··· Data shown ···

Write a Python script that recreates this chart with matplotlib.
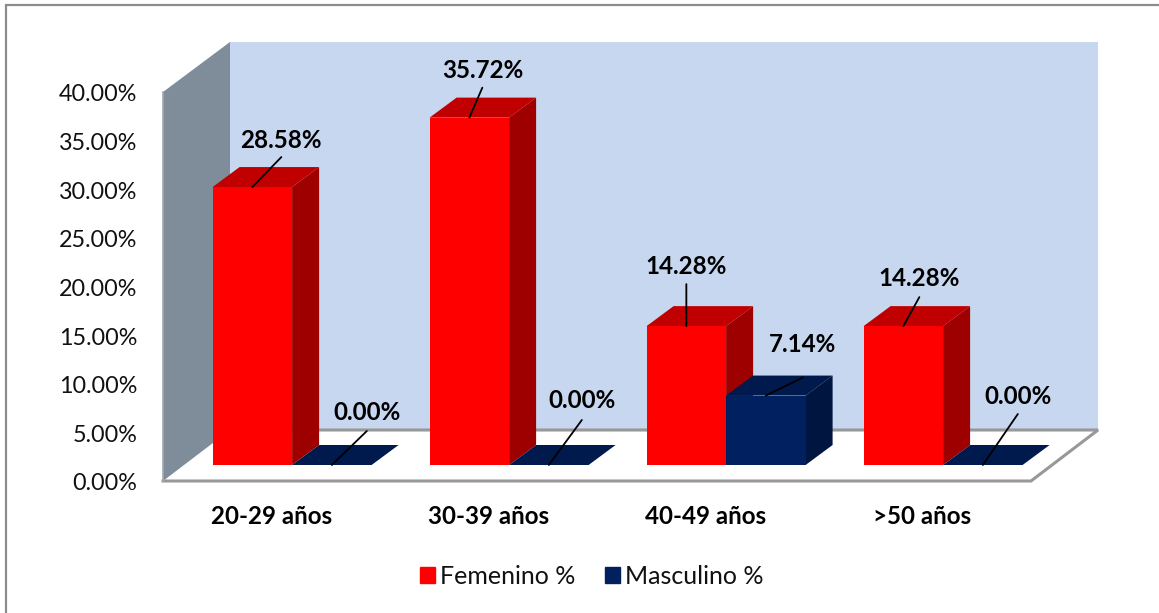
import matplotlib
matplotlib.use("Agg")
import matplotlib.pyplot as plt
from matplotlib.patches import Polygon, Rectangle
from matplotlib.lines import Line2D
from matplotlib.ticker import PercentFormatter
from matplotlib.transforms import Affine2D

plt.rcParams['font.family'] = ['Lato', 'DejaVu Sans']

# Survey values
categories = ["20-29 años", "30-39 años", "40-49 años", ">50 años"]
femenino = [28.58, 35.72, 14.28, 14.28]
masculino = [0.00, 0.00, 7.14, 0.00]
y_ticks = [0, 5, 10, 15, 20, 25, 30, 35, 40]

# Colours of the extruded faces
RED = ("#FF0000", "#C00000", "#9E0000")
BLUE = ("#002060", "#001A4D", "#001540")
WALL_SIDE = "#7F8C99"
WALL_BACK = "#C6D7EF"
FLOOR_EDGE = "#989898"

W, H = 1159, 613
fig = plt.figure(figsize=(W / 100, H / 100), dpi=100)
fig.patch.set_facecolor("white")

# Axes span the front plane of the chart box
left, right, bottom, top = 163, 1031, 481, 92
ax = fig.add_axes([left / W, 1 - bottom / H, (right - left) / W, (bottom - top) / H])
ax.set_xlim(-0.5, 3.5)
ax.set_ylim(0, 40)
ax.patch.set_visible(False)

px_x = 4 / (right - left)       # category units per pixel
px_y = 40 / (bottom - top)      # percent units per pixel


def face(points, color, z, edge="none", lw=0):
    ax.add_patch(Polygon(points, closed=True, facecolor=color, edgecolor=edge,
                         linewidth=lw, zorder=z, clip_on=False))


# Box walls and floor
box_dx, box_dy = 67 * px_x, 51 * px_y
x0, x1 = -0.5, 3.5
face([(x0 + box_dx, 0 + box_dy), (x1 + box_dx, box_dy), (x1 + box_dx, 40 + 50 * px_y + 0),
      (x0 + box_dx, 40 + 50 * px_y)], WALL_BACK, 1)
face([(x0, 0), (x0 + box_dx, box_dy), (x0 + box_dx, 40 + 50 * px_y), (x0, 40)], WALL_SIDE, 1)
ax.add_line(Line2D([x0, x1, x1 + box_dx, x0 + box_dx], [0, 0, box_dy, box_dy],
                   color=FLOOR_EDGE, lw=2.2, zorder=2, clip_on=False, solid_joinstyle="miter"))
ax.add_line(Line2D([x0, x0], [0, 40], color="#A3A9B0", lw=1.2, zorder=2, clip_on=False))

# Bars stand on the floor, set back from the front plane
base = 16 * px_y
shift = 20.6 * px_x
bar_w = 79.5 * px_x
dep_x, dep_y = 27 * px_x, 20 * px_y


def bar3d(left_x, value, colors, z):
    front, lid, side = colors
    r = left_x + bar_w
    y1 = base + value
    ax.bar(left_x, value, width=bar_w, bottom=base, align="edge", color=front,
           linewidth=0, zorder=z + 0.2, clip_on=False)
    face([(r, base), (r + dep_x, base + dep_y), (r + dep_x, y1 + dep_y), (r, y1)], side, z)
    face([(left_x, y1), (left_x + dep_x, y1 + dep_y), (r + dep_x, y1 + dep_y), (r, y1)], lid, z + 0.1)


# Masculino sits after Femenino in the series order, so it paints over the red flank
for i, (f, m) in enumerate(zip(femenino, masculino)):
    seam = i + shift
    bar3d(seam - bar_w, f, RED, 3)
    bar3d(seam, m, BLUE, 4)

# Value labels with leader lines: (line end, text centre) in pixels from the bar's front-top centre
f_offsets = [((29, 30), (29, 47)), ((13, 30), (13, 47)), ((0, 42), (0, 60)), ((16, 29), (16, 48))]
m_offsets = [((35, 34), (35, 52)), ((33, 45), (33, 64)), ((37, 18), (37, 51)), ((35, 51), (35, 69))]


def value_label(x, y, value, line_end, text_pos):
    ax.annotate("", xy=(x, y), xytext=line_end, textcoords="offset pixels",
                arrowprops=dict(arrowstyle="-", color="black", lw=1.3, shrinkA=0, shrinkB=0),
                zorder=8, annotation_clip=False)
    ax.annotate(f"{value:.2f}%", xy=(x, y), xytext=text_pos, textcoords="offset pixels",
                ha="center", va="center", fontsize=17.4, fontweight="bold", color="black",
                zorder=9, annotation_clip=False)


for i, (f, m) in enumerate(zip(femenino, masculino)):
    seam = i + shift
    value_label(seam - bar_w / 2, base + f, f, *f_offsets[i])
    value_label(seam + bar_w / 2, base + m, m, *m_offsets[i])

# Axis ticks and labels
for s in ax.spines.values():
    s.set_visible(False)
ax.set_yticks(y_ticks)
ax.yaxis.set_major_formatter(PercentFormatter(decimals=2))
ax.tick_params(axis="y", length=0, pad=18.5, labelsize=16.8, labelcolor="#111111")
for label in ax.yaxis.get_majorticklabels():
    label.set_transform(label.get_transform() + Affine2D().translate(0, -1))
ax.set_xticks(range(len(categories)))
ax.set_xticklabels(categories, fontsize=17.4, fontweight="bold", color="black")
ax.tick_params(axis="x", length=0, pad=17)

# Legend
handles = [Rectangle((0, 0), 1, 1, color=RED[0]), Rectangle((0, 0), 1, 1, color=BLUE[0])]
fs = 18
px_em = fs * 100 / 72
fig.legend(handles, ["Femenino %", "Masculino %"], loc="center", ncols=2,
           bbox_to_anchor=(591.5 / W, 1 - 576 / H), frameon=False, fontsize=fs,
           handlelength=15 / px_em, handleheight=15 / px_em, handletextpad=5 / px_em,
           columnspacing=30 / px_em, labelcolor="#111111")

# Outer frame: only the top and left edges fall inside the image
fig.add_artist(Line2D([6 / W, 6 / W, 1], [0, 1 - 5 / H, 1 - 5 / H], color="#8C8C8C", lw=1.6,
                      transform=fig.transFigure, solid_joinstyle="miter"))

fig.savefig("out.png", dpi=100)
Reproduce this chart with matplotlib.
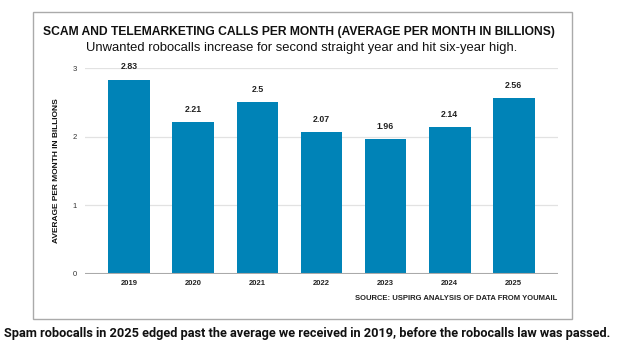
import matplotlib
matplotlib.use("Agg")
import matplotlib.pyplot as plt
from matplotlib.patches import Rectangle

years = ["2019", "2020", "2021", "2022", "2023", "2024", "2025"]
values = [2.83, 2.21, 2.5, 2.07, 1.96, 2.14, 2.56]
value_labels = ["2.83", "2.21", "2.5", "2.07", "1.96", "2.14", "2.56"]
yticks = [0, 1, 2, 3]

plt.rcParams['font.family'] = ['Liberation Sans', 'DejaVu Sans']

fig = plt.figure(figsize=(6.27, 3.52), dpi=100)
fig.patch.set_facecolor('white')

# chart frame
fig.patches.append(Rectangle((33/627, 1-319/352), (572-33)/627, (319-12)/352,
                             transform=fig.transFigure, fill=False,
                             edgecolor='#aaaaaa', linewidth=1.0))

ax = fig.add_axes([85/627, 1-274/352, (558-85)/627, (274-68)/352])
x = range(len(years))
ax.bar(x, values, width=0.65, color='#0083b7', zorder=3)
for xi, v, lab in zip(x, values, value_labels):
    ax.text(xi, v + 0.12, lab, ha='center', va='bottom', fontsize=6.3,
            fontweight='bold', color='#222222')

ax.set_xlim(-0.69, 6.69)
ax.set_ylim(0, 3)
ax.set_yticks(yticks)
ax.set_yticklabels([str(t) for t in yticks], fontsize=5.5, color='#333333')
ax.set_xticks(list(x))
ax.set_xticklabels(years, fontsize=5.5, fontweight='bold', color='#222222')
ax.tick_params(axis='both', length=0, pad=4)
ax.tick_params(axis='y', pad=6)
for s in ax.spines.values():
    s.set_visible(False)
ax.grid(axis='y', color='#e2e2e2', linewidth=0.9, zorder=0)
ax.axhline(0, color='#aaaaaa', linewidth=1.5, zorder=4)
ax.set_ylabel("AVERAGE PER MONTH IN BILLIONS", fontsize=6.0, fontweight='bold',
              color='#111111', labelpad=9)

fig.text(299/627, 1-32/352, "SCAM AND TELEMARKETING CALLS PER MONTH (AVERAGE PER MONTH IN BILLIONS)",
         ha='center', va='center', fontsize=8.75, fontweight='bold', color='#111111')
fig.text(302/627, 1-48/352, "Unwanted robocalls increase for second straight year and hit six-year high.",
         ha='center', va='center', fontsize=9.35, color='#111111')
fig.text(557/627, 1-299/352, "SOURCE: USPIRG ANALYSIS OF DATA FROM YOUMAIL",
         ha='right', va='center', fontsize=5.5, fontweight='bold', color='#222222')
fig.text(4/627, 1-333/352,
         "Spam robocalls in 2025 edged past the average we received in 2019, before the robocalls law was passed.",
         ha='left', va='center', fontsize=9.2, fontweight='bold', color='#111111',
         family=['Liberation Sans Narrow', 'Roboto', 'DejaVu Sans'])

fig.savefig("out.png", dpi=100)
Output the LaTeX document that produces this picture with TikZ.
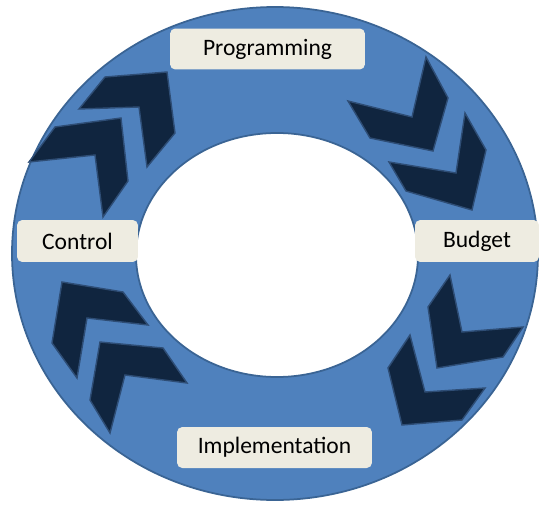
\documentclass[tikz,border=0pt]{standalone}
\usepackage{fontspec}
\setmainfont{Carlito}
\definecolor{ringblue}{HTML}{4F81BD}
\definecolor{ringedge}{HTML}{3A6494}
\definecolor{chevnavy}{HTML}{10253F}
\definecolor{chevedge}{HTML}{2E4D75}
\definecolor{boxtan}{HTML}{EEECE1}
\begin{document}
\begin{tikzpicture}[x=0.02cm, y=-0.02cm,
	stagebox/.style={fill=boxtan, rounded corners=3pt, minimum height=0.82cm, inner sep=0pt, font=\fontsize{13.4}{16}\selectfont},
	chevron/.style={fill=chevnavy, draw=chevedge, line width=0.8pt}]
	\newcommand{\CHEVRON}[6]{\filldraw[chevron] #1 -- #2 -- #3 -- #4 -- #5 -- #6 -- cycle;}
	\useasboundingbox (0,0) rectangle (541,507);
	% ring
	\filldraw[fill=ringblue, draw=ringedge, line width=1pt, even odd rule] (275,253.5) ellipse [x radius=263, y radius=246.5] (277,255) ellipse [x radius=141, y radius=122];
	% chevrons, clockwise from upper left
	\CHEVRON{(79,109)}{(105,77)}{(167,72)}{(175,133)}{(147,167)}{(139,107)}
	\CHEVRON{(29,162)}{(55,127)}{(121,118)}{(128,181)}{(103,217)}{(95,155)}
	\CHEVRON{(348,101)}{(370,138)}{(433,151)}{(448,98)}{(426,57)}{(412,117)}
	\CHEVRON{(389,162)}{(406,191)}{(472,210)}{(486,150)}{(465,113)}{(456,173)}
	\CHEVRON{(450,275)}{(428,307)}{(437,368)}{(503,357)}{(523,327)}{(462,332)}
	\CHEVRON{(410,335)}{(388,368)}{(402,425)}{(462,420)}{(485,388)}{(425,392)}
	\CHEVRON{(148,325)}{(123,292)}{(62,282)}{(52,343)}{(77,378)}{(87,318)}
	\CHEVRON{(187,383)}{(163,348)}{(100,342)}{(90,400)}{(110,433)}{(125,375)}
	% stages
	\node[stagebox, minimum width=3.9cm] (prog) at (267.5,49) {Programming};
	\node[stagebox, minimum width=2.48cm, minimum height=0.84cm] (budget) at (477,241) {Budget};
	\node[stagebox, minimum width=3.9cm] (impl) at (274.5,447.5) {Implementation};
	\node[stagebox, minimum width=2.42cm, minimum height=0.84cm] (control) at (77.5,241) {Control};
\end{tikzpicture}
\end{document}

···

Pick out each line in the material containing "that".

## Exercise solution
Write a Python script that recreates this chart with matplotlib.
Output the LaTeX document that produces this picture with TikZ.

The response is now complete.